The first, immediate effect? The house was cleaner. Just tidier all around. And with two small kids at home, a tidy house is no mean feat. I didn’t feel like I was doing that much more cleaning, maybe only 10 extra minutes of cleaning per day. But it made such a huge difference.

I wonder now if the cleaner house came in part as a result of looking at a screen less. At the end of the day, I wasn’t inhabiting an online world of “he-said she-said” but was inhabiting my actual space. As a result, I noticed things more: the kids’ jackets they’d thrown off at the front door, the fingerprints on the wall by the kitchen table.

Which brings me to my second point: I started digging into those organizational projects I’d been putting off for a long time. Inhabiting and enjoying my physical space (instead of an online one), I found myself wanting to treat my space with respect and care. I wanted to improve it. I cleaned out my wardrobe. I cleaned out my kids’ wardrobes. I took bags and bags of unused items to our local thrift store.
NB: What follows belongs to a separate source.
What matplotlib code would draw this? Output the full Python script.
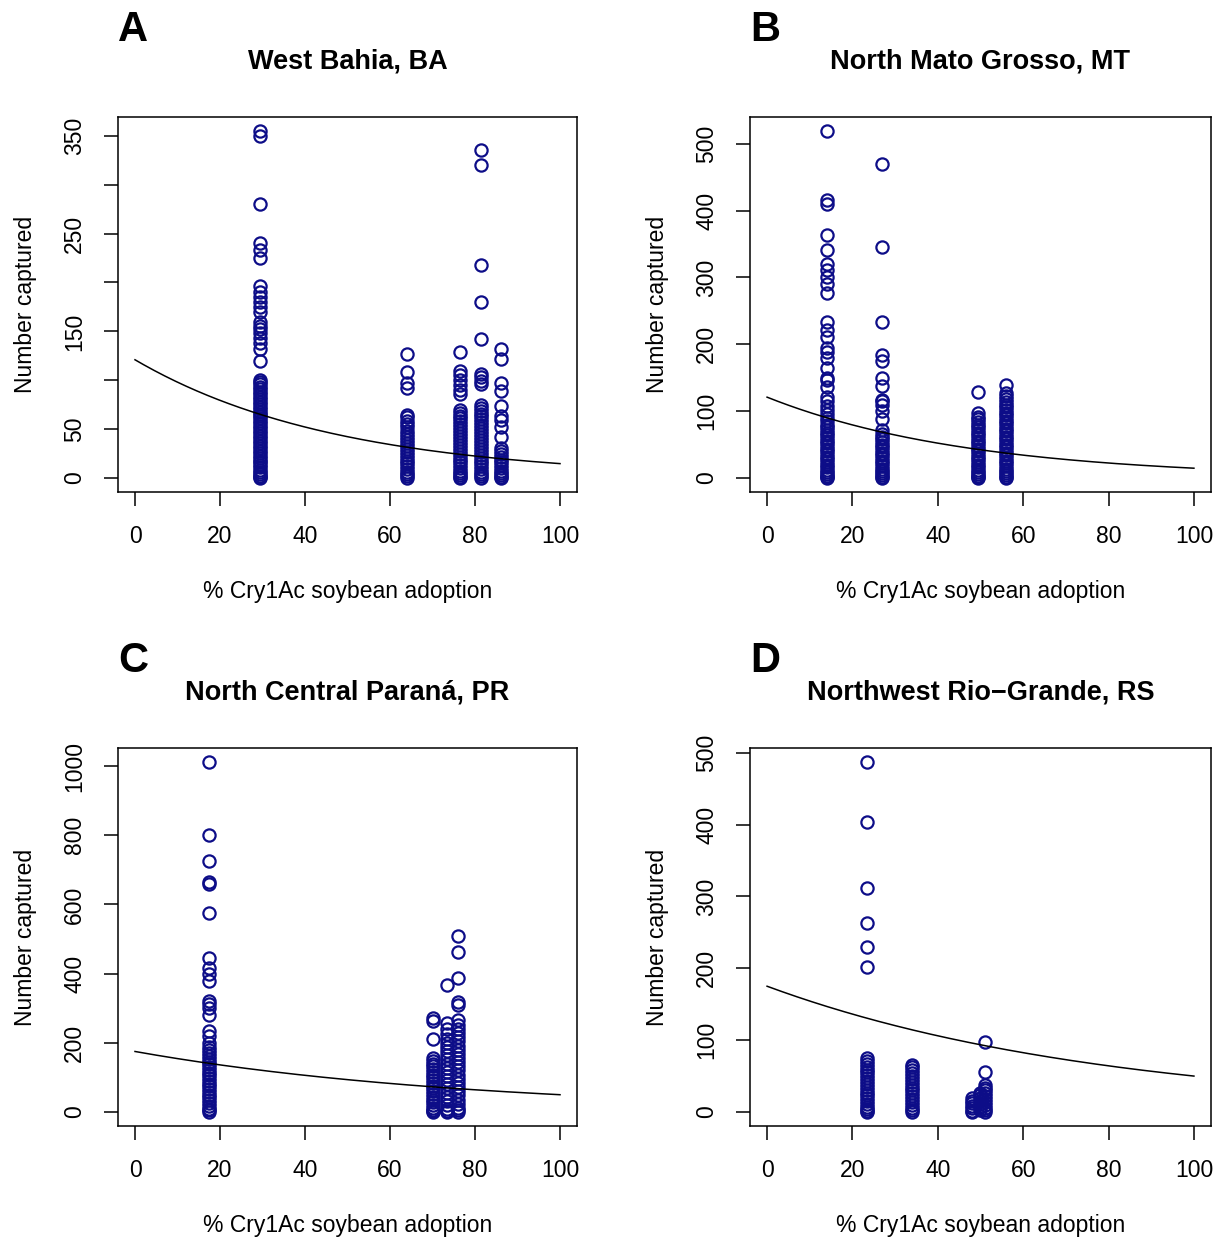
import numpy as np
import matplotlib
matplotlib.use('Agg')
import matplotlib.pyplot as plt

plt.rcParams['font.family'] = ['Liberation Sans', 'DejaVu Sans']

# Panel A - West Bahia
ba_adoption = [29.5, 64, 76.5, 81.5, 86]
ba_counts = [
    [355, 350, 280, 240, 233, 225, 196, 190, 185, 180, 175, 170, 160, 156, 152, 148, 143, 138, 132, 120,
     100, 98, 96, 93, 91, 88, 86, 83, 81, 78, 76, 73, 71, 68, 66, 63, 61, 58, 56, 53, 51, 48, 46, 43, 41,
     38, 36, 33, 31, 28, 26, 23, 21, 18, 16, 13, 11, 8, 6, 4, 2, 1, 0],
    [127, 108, 97, 92, 65, 62, 58, 55, 52, 48, 45, 42, 39, 36, 33, 30, 27, 24, 21, 18, 15, 12, 9, 6, 4, 2, 0],
    [129, 110, 105, 100, 95, 90, 86, 70, 67, 64, 61, 58, 55, 52, 49, 46, 43, 40, 37, 34, 31, 28, 25, 22,
     19, 16, 13, 10, 7, 5, 3, 1, 0],
    [335, 320, 218, 180, 142, 106, 103, 99, 96, 75, 72, 69, 66, 63, 60, 57, 54, 51, 48, 45, 42, 39, 36,
     33, 30, 27, 24, 21, 18, 15, 12, 9, 6, 4, 2, 0],
    [132, 122, 97, 89, 74, 64, 59, 52, 42, 31, 28, 25, 22, 19, 16, 13, 10, 7, 5, 3, 1, 0],
]
ba_curve = (121, 0.021)

# Panel B - North Mato Grosso
mt_adoption = [14, 27, 49.5, 56]
mt_counts = [
    [519, 415, 410, 364, 341, 320, 311, 300, 290, 276, 234, 222, 211, 195, 188, 180, 165, 150, 146, 136,
     121, 115, 108, 102, 96, 90, 85, 80, 76, 72, 68, 64, 60, 56, 52, 48, 44, 40, 36, 32, 28, 24, 20, 16,
     12, 9, 6, 3, 1, 0],
    [470, 346, 234, 184, 175, 150, 137, 117, 115, 110, 100, 88, 72, 66, 62, 58, 54, 50, 46, 42, 38, 34,
     30, 26, 22, 18, 14, 10, 7, 4, 2, 0],
    [128, 98, 92, 88, 84, 80, 76, 72, 68, 64, 60, 56, 52, 48, 44, 40, 36, 32, 28, 24, 20, 16, 12, 9, 6,
     3, 1, 0],
    [139, 127, 122, 118, 114, 110, 106, 102, 98, 94, 90, 86, 82, 78, 74, 70, 66, 62, 58, 54, 50, 46, 42,
     38, 34, 30, 26, 22, 18, 14, 10, 7, 4, 2, 0],
]
mt_curve = (121, 0.021)

# Panel C - North Central Parana
pr_adoption = [17.5, 70, 73.5, 76]
pr_counts = [
    [1012, 800, 726, 665, 658, 574, 446, 415, 400, 380, 320, 313, 300, 280, 235, 220, 200, 187, 178,
     170, 162, 154, 146, 138, 130, 122, 114, 106, 98, 90, 82, 74, 66, 58, 50, 42, 34, 26, 18, 10, 5, 0],
    [272, 262, 212, 155, 148, 140, 132, 124, 116, 108, 100, 92, 84, 76, 68, 60, 52, 44, 36, 28, 20, 12,
     6, 2, 0],
    [367, 256, 240, 225, 212, 200, 188, 176, 164, 152, 140, 128, 116, 104, 92, 80, 68, 56, 44, 32, 20,
     10, 4, 0],
    [510, 464, 388, 318, 309, 265, 252, 240, 228, 216, 204, 192, 180, 168, 156, 144, 132, 120, 108, 96,
     84, 72, 60, 48, 36, 24, 12, 5, 0],
]
pr_curve = (175, 0.01253)

# Panel D - Northwest Rio-Grande
rs_adoption = [23.5, 34, 48, 50, 51]
rs_counts = [
    [487, 403, 312, 263, 230, 202, 75, 71, 67, 63, 59, 55, 51, 47, 43, 39, 35, 31, 27, 23, 19, 15, 11,
     7, 4, 2, 0],
    [65, 62, 58, 54, 50, 46, 42, 38, 34, 30, 26, 22, 18, 14, 10, 6, 3, 0],
    [20, 16, 12, 8, 5, 2, 0],
    [27, 23, 19, 15, 11, 7, 3],
    [97, 55, 38, 34, 30, 26, 22, 18, 14, 10, 6, 3, 0],
]
rs_curve = (175, 0.01253)

panels = [
    ('A', 'West Bahia, BA', ba_adoption, ba_counts, ba_curve,
     [0, 50, 100, 150, 200, 250, 300, 350], ['0', '50', '', '150', '', '250', '', '350']),
    ('B', 'North Mato Grosso, MT', mt_adoption, mt_counts, mt_curve,
     [0, 100, 200, 300, 400, 500], None),
    ('C', 'North Central Paraná, PR', pr_adoption, pr_counts, pr_curve,
     [0, 200, 400, 600, 800, 1000], None),
    ('D', 'Northwest Rio\u2212Grande, RS', rs_adoption, rs_counts, rs_curve,
     [0, 100, 200, 300, 400, 500], None),
]

W, H = 1227, 1238
fig = plt.figure(figsize=(W / 100, H / 100), dpi=100)

boxes = [(118, 117, 577, 492), (750, 117, 1211, 492),
         (118, 748, 577, 1126), (750, 748, 1211, 1126)]

for (letter, title, xs, ys, (a, b), yt, ytl), (x0, y0, x1, y1) in zip(panels, boxes):
    ax = fig.add_axes([x0 / W, 1 - y1 / H, (x1 - x0) / W, (y1 - y0) / H])
    for x, col in zip(xs, ys):
        ax.plot([x] * len(col), col, 'o', mfc='none', mec='#0d0d88', ms=8.8, mew=1.6, ls='none')
    xx = np.linspace(0, 100, 200)
    ax.plot(xx, a * np.exp(-b * xx), color='black', lw=1.1)

    ymax = max(max(c) for c in ys)
    ax.set_xlim(-4, 104)
    ax.set_ylim(-0.04 * ymax, ymax * 1.04)
    ax.set_xticks([0, 20, 40, 60, 80, 100])
    ax.set_yticks(yt)
    if ytl is not None:
        ax.set_yticklabels(ytl)
    for lab in ax.get_yticklabels():
        lab.set_rotation(90)
        lab.set_va('center')
    ax.tick_params(axis='both', length=10, width=1.1, labelsize=16.5)
    ax.tick_params(axis='x', pad=14)
    ax.tick_params(axis='y', pad=13)
    for s in ax.spines.values():
        s.set_linewidth(1.1)

    ax.set_xlabel('% Cry1Ac soybean adoption', fontsize=16.5, labelpad=23)
    ax.set_ylabel('Number captured', fontsize=16.5, labelpad=19)
    ax.set_title(title, fontsize=19.5, fontweight='bold', pad=35)
    fig.text(x0 / W, 1 - (y0 - 76) / H, letter, fontsize=30, fontweight='bold', va='baseline', ha='left')

plt.savefig('out.png', dpi=100)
And while bags of stuff left the house, something else came in: people. This was the most rewarding and possibly most surprising effect of taking time off social media: the amount of time we spent being hospitable to others went way up. Call me crazy, but I never realized before how much social media scratches my time-with-people itch. Before this month off, whenever I had good news, I would put it on Facebook. Whenever I was wearing an awesome skirt, I’d upload a photo. I’m actually a pretty social person. And without access to social media, I realized how much I needed more real contact with human bodies to share my joy.

It’s hard to describe how much richer life feels when sitting around a table with great friends, eating your husband’s latest Jamie Oliver-inspired creation, and talking about something you read—not online, but in an actual book! For a month, my home felt tidy and organized and warm and full of people. Now can you blame me for not wanting to go back?